Task details: Transcribe all of the material below word for word and leave out its pictures.
━━━
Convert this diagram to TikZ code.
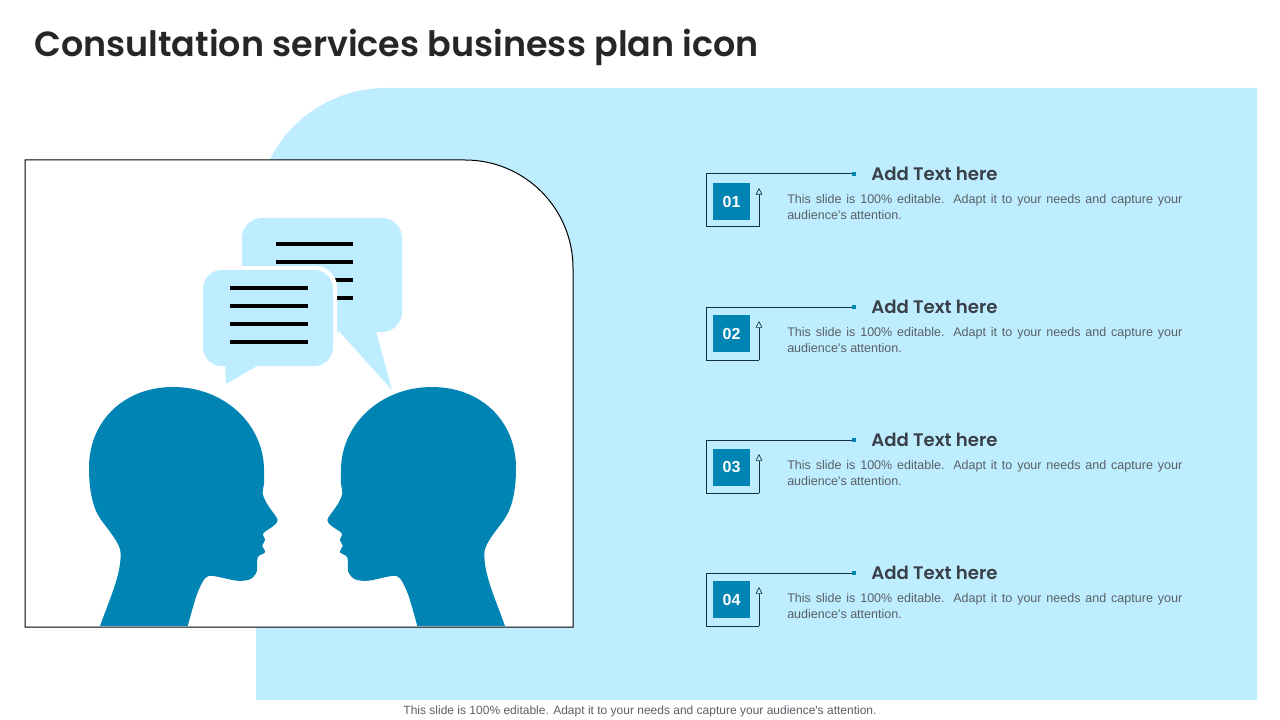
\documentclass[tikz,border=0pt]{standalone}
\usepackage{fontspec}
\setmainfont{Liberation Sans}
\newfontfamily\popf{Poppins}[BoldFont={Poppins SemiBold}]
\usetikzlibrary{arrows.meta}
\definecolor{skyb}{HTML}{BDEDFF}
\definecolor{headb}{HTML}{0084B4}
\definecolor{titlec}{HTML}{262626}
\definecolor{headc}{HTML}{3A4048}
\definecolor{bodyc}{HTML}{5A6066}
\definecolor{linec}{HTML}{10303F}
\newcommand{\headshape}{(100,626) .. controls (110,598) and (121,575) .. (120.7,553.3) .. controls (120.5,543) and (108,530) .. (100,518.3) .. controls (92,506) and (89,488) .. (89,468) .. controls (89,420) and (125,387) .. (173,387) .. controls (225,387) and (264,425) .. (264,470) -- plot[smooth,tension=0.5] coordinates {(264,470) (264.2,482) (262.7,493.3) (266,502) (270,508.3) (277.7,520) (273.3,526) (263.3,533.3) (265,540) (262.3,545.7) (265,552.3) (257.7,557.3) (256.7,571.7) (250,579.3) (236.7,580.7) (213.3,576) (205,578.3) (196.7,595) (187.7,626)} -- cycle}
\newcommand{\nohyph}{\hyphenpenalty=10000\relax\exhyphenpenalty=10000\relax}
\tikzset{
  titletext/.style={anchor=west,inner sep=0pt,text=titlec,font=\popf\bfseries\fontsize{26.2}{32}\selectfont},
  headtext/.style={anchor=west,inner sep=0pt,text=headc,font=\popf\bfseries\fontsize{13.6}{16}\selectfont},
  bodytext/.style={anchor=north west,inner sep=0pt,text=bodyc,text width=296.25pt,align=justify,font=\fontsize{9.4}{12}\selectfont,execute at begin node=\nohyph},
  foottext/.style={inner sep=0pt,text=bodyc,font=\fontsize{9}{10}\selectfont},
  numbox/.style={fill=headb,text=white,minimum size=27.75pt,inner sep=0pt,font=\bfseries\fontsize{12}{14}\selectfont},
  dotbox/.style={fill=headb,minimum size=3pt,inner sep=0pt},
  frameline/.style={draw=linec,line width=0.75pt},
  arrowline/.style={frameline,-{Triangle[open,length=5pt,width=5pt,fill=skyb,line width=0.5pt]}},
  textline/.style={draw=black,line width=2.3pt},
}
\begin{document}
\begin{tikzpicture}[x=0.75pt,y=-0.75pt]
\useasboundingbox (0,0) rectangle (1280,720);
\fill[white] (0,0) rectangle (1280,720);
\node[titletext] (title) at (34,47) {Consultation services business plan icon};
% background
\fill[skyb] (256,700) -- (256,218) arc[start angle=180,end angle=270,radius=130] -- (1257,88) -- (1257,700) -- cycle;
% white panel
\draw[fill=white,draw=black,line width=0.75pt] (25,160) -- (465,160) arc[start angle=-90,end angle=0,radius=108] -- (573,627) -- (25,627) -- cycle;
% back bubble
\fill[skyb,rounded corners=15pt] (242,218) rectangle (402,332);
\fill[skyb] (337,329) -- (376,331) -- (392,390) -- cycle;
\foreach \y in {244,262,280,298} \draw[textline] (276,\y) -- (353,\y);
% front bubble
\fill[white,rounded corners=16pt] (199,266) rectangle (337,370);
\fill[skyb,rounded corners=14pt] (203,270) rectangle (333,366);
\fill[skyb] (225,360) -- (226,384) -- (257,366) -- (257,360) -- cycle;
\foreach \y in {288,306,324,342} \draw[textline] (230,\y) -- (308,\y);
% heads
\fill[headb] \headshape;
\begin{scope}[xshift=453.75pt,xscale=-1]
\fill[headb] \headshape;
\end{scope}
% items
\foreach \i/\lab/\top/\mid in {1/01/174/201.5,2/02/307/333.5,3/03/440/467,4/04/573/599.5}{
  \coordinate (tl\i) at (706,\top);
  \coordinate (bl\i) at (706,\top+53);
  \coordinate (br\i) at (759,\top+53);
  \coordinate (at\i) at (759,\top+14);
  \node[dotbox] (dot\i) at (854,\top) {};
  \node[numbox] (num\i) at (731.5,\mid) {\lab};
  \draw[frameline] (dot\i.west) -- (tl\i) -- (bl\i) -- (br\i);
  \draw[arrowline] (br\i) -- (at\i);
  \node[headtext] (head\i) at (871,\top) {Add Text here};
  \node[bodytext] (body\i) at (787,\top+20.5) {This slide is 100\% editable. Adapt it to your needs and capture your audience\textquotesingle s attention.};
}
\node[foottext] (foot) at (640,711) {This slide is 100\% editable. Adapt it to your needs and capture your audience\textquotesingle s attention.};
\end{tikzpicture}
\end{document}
━━━
Response below:
Convert this diagram to TikZ code.
\documentclass[tikz,border=0pt]{standalone}
\usepackage{fontspec}
\setmainfont{Liberation Sans}
\newfontfamily\popf{Poppins}[BoldFont={Poppins SemiBold}]
\usetikzlibrary{arrows.meta}
\definecolor{skyb}{HTML}{BDEDFF}
\definecolor{headb}{HTML}{0084B4}
\definecolor{titlec}{HTML}{262626}
\definecolor{headc}{HTML}{3A4048}
\definecolor{bodyc}{HTML}{5A6066}
\definecolor{linec}{HTML}{10303F}
\newcommand{\headshape}{(100,626) .. controls (110,598) and (121,575) .. (120.7,553.3) .. controls (120.5,543) and (108,530) .. (100,518.3) .. controls (92,506) and (89,488) .. (89,468) .. controls (89,420) and (125,387) .. (173,387) .. controls (225,387) and (264,425) .. (264,470) -- plot[smooth,tension=0.5] coordinates {(264,470) (264.2,482) (262.7,493.3) (266,502) (270,508.3) (277.7,520) (273.3,526) (263.3,533.3) (265,540) (262.3,545.7) (265,552.3) (257.7,557.3) (256.7,571.7) (250,579.3) (236.7,580.7) (213.3,576) (205,578.3) (196.7,595) (187.7,626)} -- cycle}
\newcommand{\nohyph}{\hyphenpenalty=10000\relax\exhyphenpenalty=10000\relax}
\tikzset{
  titletext/.style={anchor=west,inner sep=0pt,text=titlec,font=\popf\bfseries\fontsize{26.2}{32}\selectfont},
  headtext/.style={anchor=west,inner sep=0pt,text=headc,font=\popf\bfseries\fontsize{13.6}{16}\selectfont},
  bodytext/.style={anchor=north west,inner sep=0pt,text=bodyc,text width=296.25pt,align=justify,font=\fontsize{9.4}{12}\selectfont,execute at begin node=\nohyph},
  foottext/.style={inner sep=0pt,text=bodyc,font=\fontsize{9}{10}\selectfont},
  numbox/.style={fill=headb,text=white,minimum size=27.75pt,inner sep=0pt,font=\bfseries\fontsize{12}{14}\selectfont},
  dotbox/.style={fill=headb,minimum size=3pt,inner sep=0pt},
  frameline/.style={draw=linec,line width=0.75pt},
  arrowline/.style={frameline,-{Triangle[open,length=5pt,width=5pt,fill=skyb,line width=0.5pt]}},
  textline/.style={draw=black,line width=2.3pt},
}
\begin{document}
\begin{tikzpicture}[x=0.75pt,y=-0.75pt]
\useasboundingbox (0,0) rectangle (1280,720);
\fill[white] (0,0) rectangle (1280,720);
\node[titletext] (title) at (34,47) {Consultation services business plan icon};
% background
\fill[skyb] (256,700) -- (256,218) arc[start angle=180,end angle=270,radius=130] -- (1257,88) -- (1257,700) -- cycle;
% white panel
\draw[fill=white,draw=black,line width=0.75pt] (25,160) -- (465,160) arc[start angle=-90,end angle=0,radius=108] -- (573,627) -- (25,627) -- cycle;
% back bubble
\fill[skyb,rounded corners=15pt] (242,218) rectangle (402,332);
\fill[skyb] (337,329) -- (376,331) -- (392,390) -- cycle;
\foreach \y in {244,262,280,298} \draw[textline] (276,\y) -- (353,\y);
% front bubble
\fill[white,rounded corners=16pt] (199,266) rectangle (337,370);
\fill[skyb,rounded corners=14pt] (203,270) rectangle (333,366);
\fill[skyb] (225,360) -- (226,384) -- (257,366) -- (257,360) -- cycle;
\foreach \y in {288,306,324,342} \draw[textline] (230,\y) -- (308,\y);
% heads
\fill[headb] \headshape;
\begin{scope}[xshift=453.75pt,xscale=-1]
\fill[headb] \headshape;
\end{scope}
% items
\foreach \i/\lab/\top/\mid in {1/01/174/201.5,2/02/307/333.5,3/03/440/467,4/04/573/599.5}{
  \coordinate (tl\i) at (706,\top);
  \coordinate (bl\i) at (706,\top+53);
  \coordinate (br\i) at (759,\top+53);
  \coordinate (at\i) at (759,\top+14);
  \node[dotbox] (dot\i) at (854,\top) {};
  \node[numbox] (num\i) at (731.5,\mid) {\lab};
  \draw[frameline] (dot\i.west) -- (tl\i) -- (bl\i) -- (br\i);
  \draw[arrowline] (br\i) -- (at\i);
  \node[headtext] (head\i) at (871,\top) {Add Text here};
  \node[bodytext] (body\i) at (787,\top+20.5) {This slide is 100\% editable. Adapt it to your needs and capture your audience\textquotesingle s attention.};
}
\node[foottext] (foot) at (640,711) {This slide is 100\% editable. Adapt it to your needs and capture your audience\textquotesingle s attention.};
\end{tikzpicture}
\end{document}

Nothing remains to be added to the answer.